WORK REQUIRED -> Reply with one number: the count of lines in the data that hold the string "this".

Data listing

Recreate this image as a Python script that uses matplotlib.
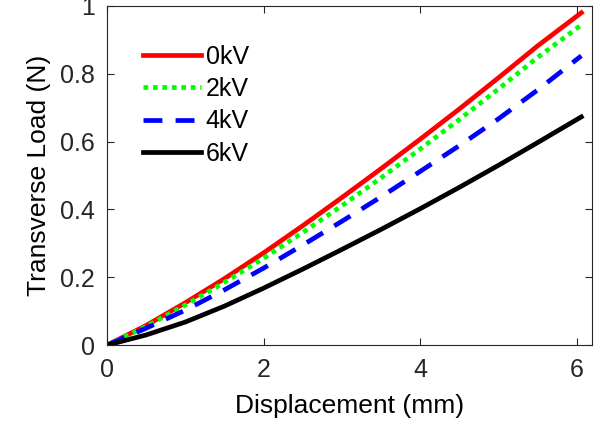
import matplotlib
matplotlib.use('Agg')
import matplotlib.pyplot as plt

plt.rcParams['font.family'] = ['Liberation Sans', 'DejaVu Sans']

# displacement (mm) and transverse load (N) for each applied voltage
disp = [0, 0.5, 1, 1.5, 2, 2.5, 3, 3.5, 4, 4.5, 5, 5.5, 6.06]
load_0kv = [0, 0.058, 0.125, 0.196, 0.272, 0.352, 0.435, 0.52, 0.607, 0.696, 0.788, 0.882, 0.98]
load_2kv = [0, 0.055, 0.118, 0.185, 0.256, 0.332, 0.411, 0.493, 0.578, 0.665, 0.755, 0.848, 0.944]
load_4kv = [0, 0.05, 0.103, 0.163, 0.227, 0.295, 0.365, 0.437, 0.512, 0.588, 0.667, 0.752, 0.853]
load_6kv = [0, 0.03, 0.068, 0.115, 0.168, 0.224, 0.282, 0.341, 0.402, 0.465, 0.53, 0.597, 0.673]
labels = ['0kV', '2kV', '4kV', '6kV']

axcol = '#262626'
fig = plt.figure(figsize=(6.05, 4.25), dpi=100)
ax = fig.add_axes([0.177, 0.188, 0.802, 0.798])

ax.plot(disp, load_0kv, color='#ff0000', lw=3.4, label=labels[0])
ax.plot(disp, load_2kv, color='#00ff00', lw=3.4, linestyle=(0, (1, 1)), label=labels[1])
ax.plot(disp, load_4kv, color='#0000ff', lw=3.4, linestyle=(0, (4, 2.8)), label=labels[2])
ax.plot(disp, load_6kv, color='#000000', lw=3.4, label=labels[3])

ax.set_xlim(0, 6.2)
ax.set_ylim(0, 1)
ax.set_xticks([0, 2, 4, 6])
ax.set_yticks([0, 0.2, 0.4, 0.6, 0.8, 1])
ax.set_yticklabels(['0', '0.2', '0.4', '0.6', '0.8', '1'])

for s in ax.spines.values():
    s.set_color(axcol)
    s.set_linewidth(0.8)
ax.tick_params(direction='in', length=5, width=0.8, colors=axcol, labelsize=18,
               top=True, right=True, pad=9)
ax.set_xlabel('Displacement (mm)', fontsize=19, color='black', labelpad=9)
ax.set_ylabel('Transverse Load (N)', fontsize=19, color='black', labelpad=6)

leg = ax.legend(loc='upper left', bbox_to_anchor=(0.054, 0.915), frameon=False,
                fontsize=18, handlelength=2.3, handletextpad=0.2, labelspacing=0.33,
                borderaxespad=0)

fig.savefig('out.png', dpi=100)
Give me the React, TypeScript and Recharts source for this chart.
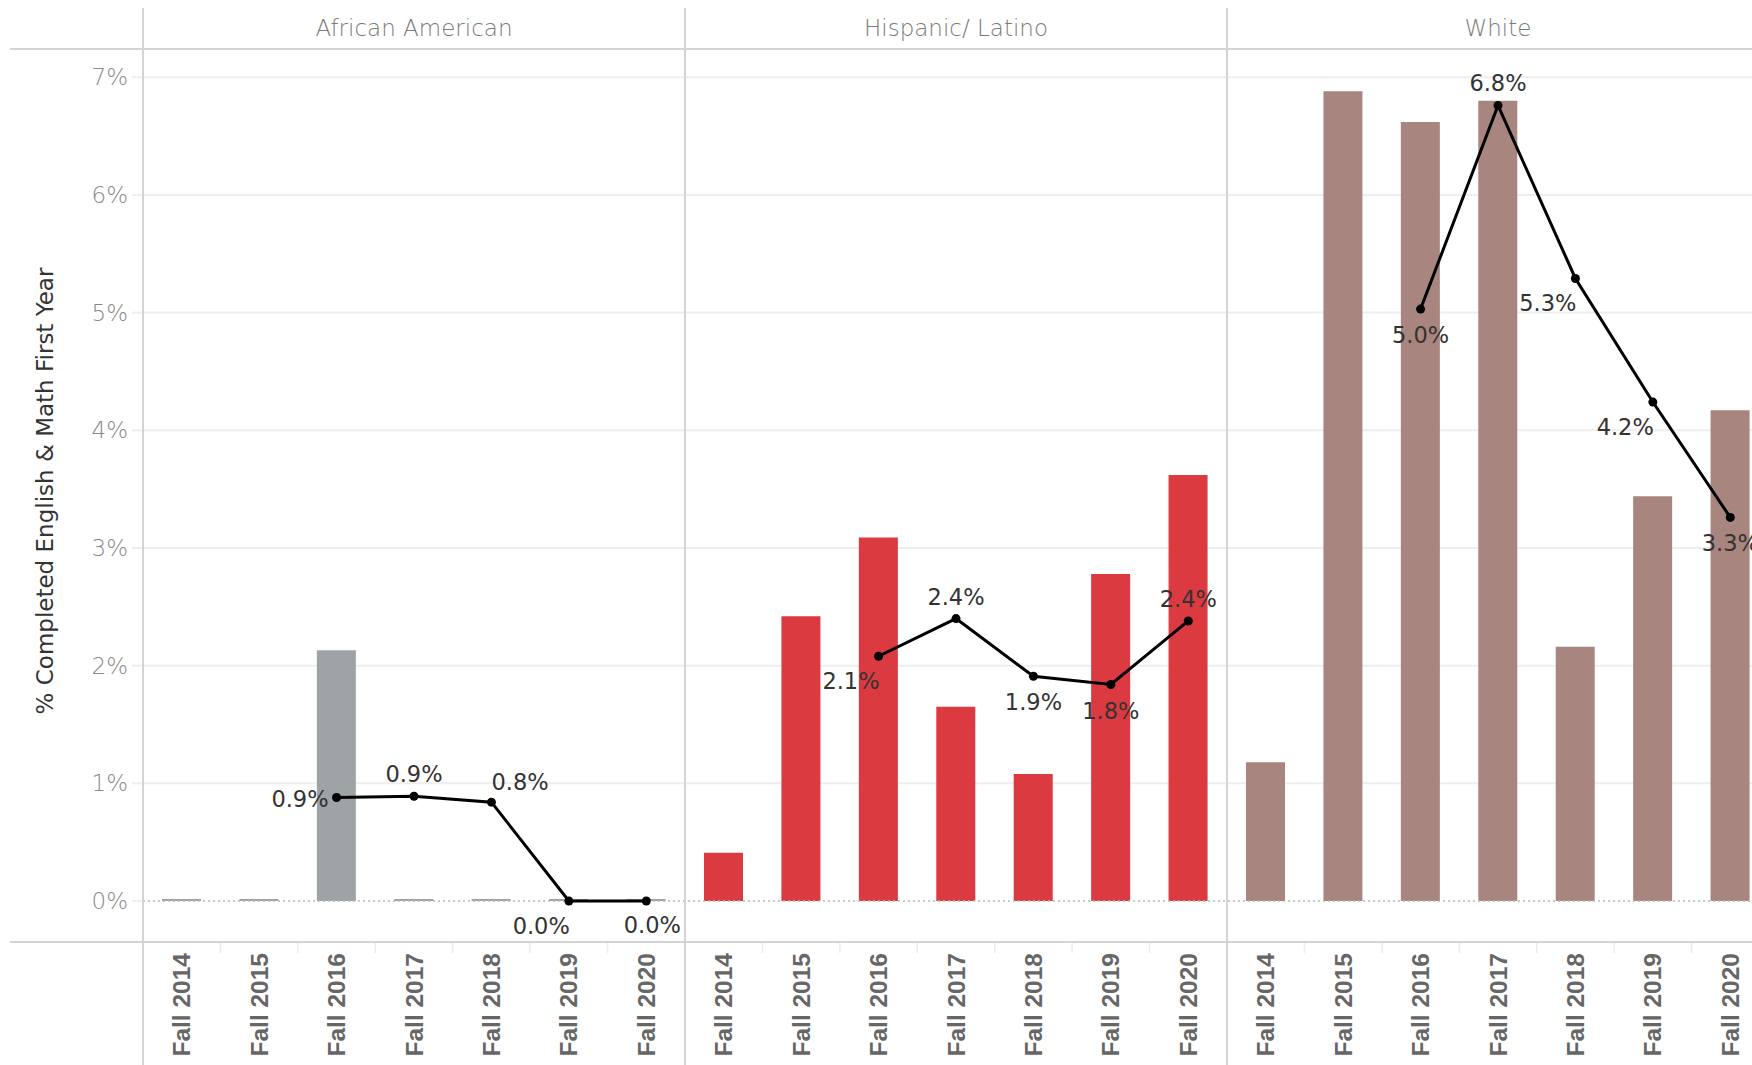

FINAL ANSWER -> 2